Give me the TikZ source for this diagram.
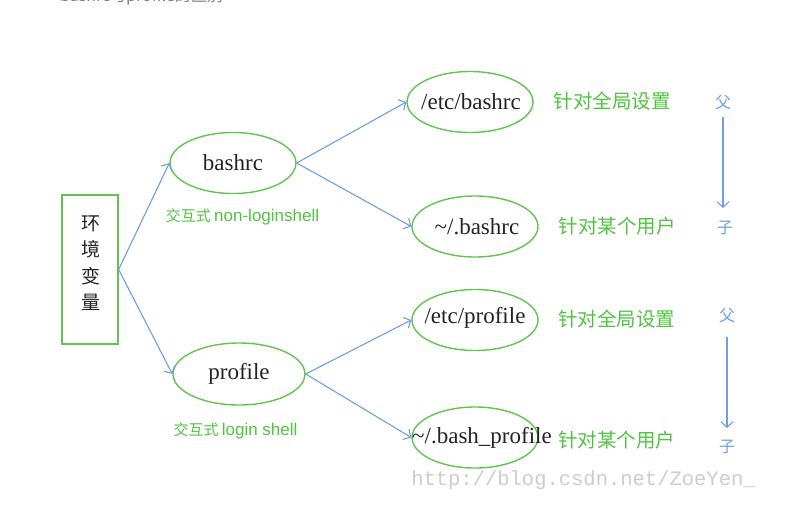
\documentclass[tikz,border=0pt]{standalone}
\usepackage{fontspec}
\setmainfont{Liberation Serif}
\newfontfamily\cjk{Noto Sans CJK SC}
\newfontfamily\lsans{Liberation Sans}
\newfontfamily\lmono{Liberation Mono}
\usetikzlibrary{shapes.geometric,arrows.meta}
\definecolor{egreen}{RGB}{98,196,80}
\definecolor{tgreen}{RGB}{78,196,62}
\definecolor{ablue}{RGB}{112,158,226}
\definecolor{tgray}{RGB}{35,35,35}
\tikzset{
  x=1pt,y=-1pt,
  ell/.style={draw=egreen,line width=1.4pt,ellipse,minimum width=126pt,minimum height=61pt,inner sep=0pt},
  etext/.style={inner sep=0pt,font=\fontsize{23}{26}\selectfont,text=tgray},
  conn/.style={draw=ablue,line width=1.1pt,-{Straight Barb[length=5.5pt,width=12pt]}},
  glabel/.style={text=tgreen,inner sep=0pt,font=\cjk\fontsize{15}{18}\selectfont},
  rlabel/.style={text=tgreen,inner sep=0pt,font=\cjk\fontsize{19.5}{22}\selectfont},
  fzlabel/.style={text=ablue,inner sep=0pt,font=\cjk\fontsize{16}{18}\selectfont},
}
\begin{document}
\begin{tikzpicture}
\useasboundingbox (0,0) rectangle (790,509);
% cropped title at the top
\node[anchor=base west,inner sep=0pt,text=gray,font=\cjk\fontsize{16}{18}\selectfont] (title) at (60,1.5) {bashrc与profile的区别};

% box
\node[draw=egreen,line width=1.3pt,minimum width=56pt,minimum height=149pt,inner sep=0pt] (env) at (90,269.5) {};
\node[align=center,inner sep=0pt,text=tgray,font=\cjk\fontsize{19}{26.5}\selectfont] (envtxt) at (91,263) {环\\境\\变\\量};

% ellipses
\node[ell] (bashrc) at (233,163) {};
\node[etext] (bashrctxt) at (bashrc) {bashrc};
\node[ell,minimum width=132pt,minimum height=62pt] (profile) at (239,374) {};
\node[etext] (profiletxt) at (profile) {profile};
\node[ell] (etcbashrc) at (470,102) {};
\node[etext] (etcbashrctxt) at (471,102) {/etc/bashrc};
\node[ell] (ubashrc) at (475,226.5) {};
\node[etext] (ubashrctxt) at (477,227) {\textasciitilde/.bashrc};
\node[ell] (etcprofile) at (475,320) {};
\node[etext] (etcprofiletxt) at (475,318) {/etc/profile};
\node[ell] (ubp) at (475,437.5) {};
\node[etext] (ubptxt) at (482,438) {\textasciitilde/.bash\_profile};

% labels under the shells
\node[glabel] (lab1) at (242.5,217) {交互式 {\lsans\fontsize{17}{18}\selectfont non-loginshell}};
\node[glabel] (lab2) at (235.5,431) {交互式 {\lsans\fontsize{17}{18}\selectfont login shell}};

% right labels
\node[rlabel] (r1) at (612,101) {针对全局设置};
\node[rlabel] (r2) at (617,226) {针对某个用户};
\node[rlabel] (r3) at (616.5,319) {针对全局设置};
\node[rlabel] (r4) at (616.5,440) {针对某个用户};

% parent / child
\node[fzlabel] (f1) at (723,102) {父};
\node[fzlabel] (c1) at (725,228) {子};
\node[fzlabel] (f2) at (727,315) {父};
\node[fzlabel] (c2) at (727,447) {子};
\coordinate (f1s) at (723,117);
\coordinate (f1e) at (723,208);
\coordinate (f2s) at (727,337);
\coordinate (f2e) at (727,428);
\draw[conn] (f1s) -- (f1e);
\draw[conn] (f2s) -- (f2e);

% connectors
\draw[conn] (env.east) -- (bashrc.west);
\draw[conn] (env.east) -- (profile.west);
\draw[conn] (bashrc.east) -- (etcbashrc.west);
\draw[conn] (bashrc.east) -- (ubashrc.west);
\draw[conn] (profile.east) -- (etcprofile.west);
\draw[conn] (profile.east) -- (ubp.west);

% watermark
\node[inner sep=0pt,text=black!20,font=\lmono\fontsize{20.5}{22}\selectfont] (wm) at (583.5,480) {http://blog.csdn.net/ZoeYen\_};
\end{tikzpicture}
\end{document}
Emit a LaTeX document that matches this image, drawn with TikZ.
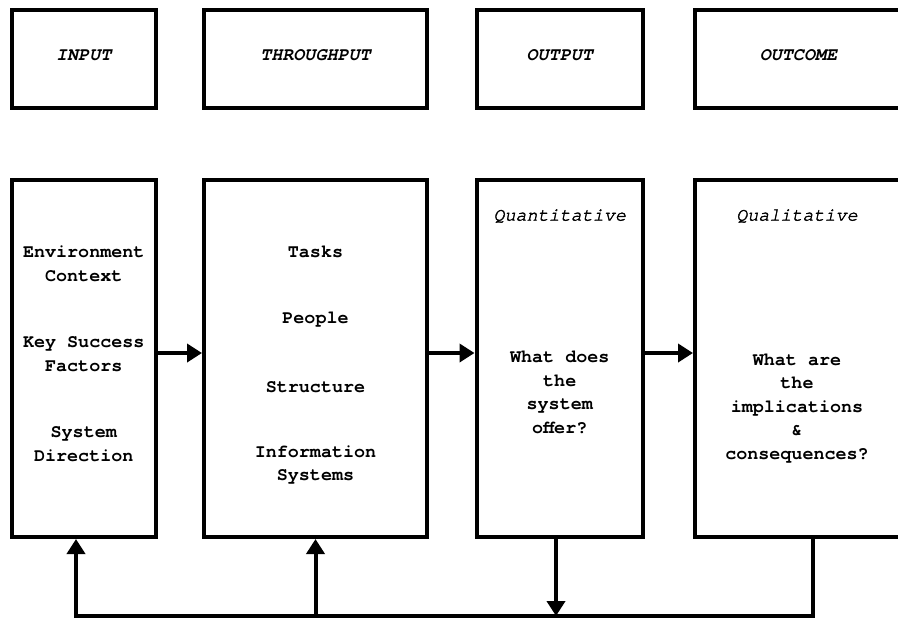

● Exercise requirements
Transcribe every line from the records above without alteration, and leave out the images.

● Result for this task
Give me the TikZ source for this diagram.
\documentclass[tikz,border=0pt]{standalone}
\usepackage{fontspec}
\setmainfont{Liberation Serif}
\newfontfamily\cjk{Noto Sans CJK SC}
\newfontfamily\lsans{Liberation Sans}
\newfontfamily\lmono{Liberation Mono}
\usetikzlibrary{shapes.geometric,arrows.meta}
\definecolor{egreen}{RGB}{98,196,80}
\definecolor{tgreen}{RGB}{78,196,62}
\definecolor{ablue}{RGB}{112,158,226}
\definecolor{tgray}{RGB}{35,35,35}
\tikzset{
  x=1pt,y=-1pt,
  ell/.style={draw=egreen,line width=1.4pt,ellipse,minimum width=126pt,minimum height=61pt,inner sep=0pt},
  etext/.style={inner sep=0pt,font=\fontsize{23}{26}\selectfont,text=tgray},
  conn/.style={draw=ablue,line width=1.1pt,-{Straight Barb[length=5.5pt,width=12pt]}},
  glabel/.style={text=tgreen,inner sep=0pt,font=\cjk\fontsize{15}{18}\selectfont},
  rlabel/.style={text=tgreen,inner sep=0pt,font=\cjk\fontsize{19.5}{22}\selectfont},
  fzlabel/.style={text=ablue,inner sep=0pt,font=\cjk\fontsize{16}{18}\selectfont},
}
\begin{document}
\begin{tikzpicture}
\useasboundingbox (0,0) rectangle (790,509);
% cropped title at the top
\node[anchor=base west,inner sep=0pt,text=gray,font=\cjk\fontsize{16}{18}\selectfont] (title) at (60,1.5) {bashrc与profile的区别};

% box
\node[draw=egreen,line width=1.3pt,minimum width=56pt,minimum height=149pt,inner sep=0pt] (env) at (90,269.5) {};
\node[align=center,inner sep=0pt,text=tgray,font=\cjk\fontsize{19}{26.5}\selectfont] (envtxt) at (91,263) {环\\境\\变\\量};

% ellipses
\node[ell] (bashrc) at (233,163) {};
\node[etext] (bashrctxt) at (bashrc) {bashrc};
\node[ell,minimum width=132pt,minimum height=62pt] (profile) at (239,374) {};
\node[etext] (profiletxt) at (profile) {profile};
\node[ell] (etcbashrc) at (470,102) {};
\node[etext] (etcbashrctxt) at (471,102) {/etc/bashrc};
\node[ell] (ubashrc) at (475,226.5) {};
\node[etext] (ubashrctxt) at (477,227) {\textasciitilde/.bashrc};
\node[ell] (etcprofile) at (475,320) {};
\node[etext] (etcprofiletxt) at (475,318) {/etc/profile};
\node[ell] (ubp) at (475,437.5) {};
\node[etext] (ubptxt) at (482,438) {\textasciitilde/.bash\_profile};

% labels under the shells
\node[glabel] (lab1) at (242.5,217) {交互式 {\lsans\fontsize{17}{18}\selectfont non-loginshell}};
\node[glabel] (lab2) at (235.5,431) {交互式 {\lsans\fontsize{17}{18}\selectfont login shell}};

% right labels
\node[rlabel] (r1) at (612,101) {针对全局设置};
\node[rlabel] (r2) at (617,226) {针对某个用户};
\node[rlabel] (r3) at (616.5,319) {针对全局设置};
\node[rlabel] (r4) at (616.5,440) {针对某个用户};

% parent / child
\node[fzlabel] (f1) at (723,102) {父};
\node[fzlabel] (c1) at (725,228) {子};
\node[fzlabel] (f2) at (727,315) {父};
\node[fzlabel] (c2) at (727,447) {子};
\coordinate (f1s) at (723,117);
\coordinate (f1e) at (723,208);
\coordinate (f2s) at (727,337);
\coordinate (f2e) at (727,428);
\draw[conn] (f1s) -- (f1e);
\draw[conn] (f2s) -- (f2e);

% connectors
\draw[conn] (env.east) -- (bashrc.west);
\draw[conn] (env.east) -- (profile.west);
\draw[conn] (bashrc.east) -- (etcbashrc.west);
\draw[conn] (bashrc.east) -- (ubashrc.west);
\draw[conn] (profile.east) -- (etcprofile.west);
\draw[conn] (profile.east) -- (ubp.west);

% watermark
\node[inner sep=0pt,text=black!20,font=\lmono\fontsize{20.5}{22}\selectfont] (wm) at (583.5,480) {http://blog.csdn.net/ZoeYen\_};
\end{tikzpicture}
\end{document}
Emit a LaTeX document that matches this image, drawn with TikZ.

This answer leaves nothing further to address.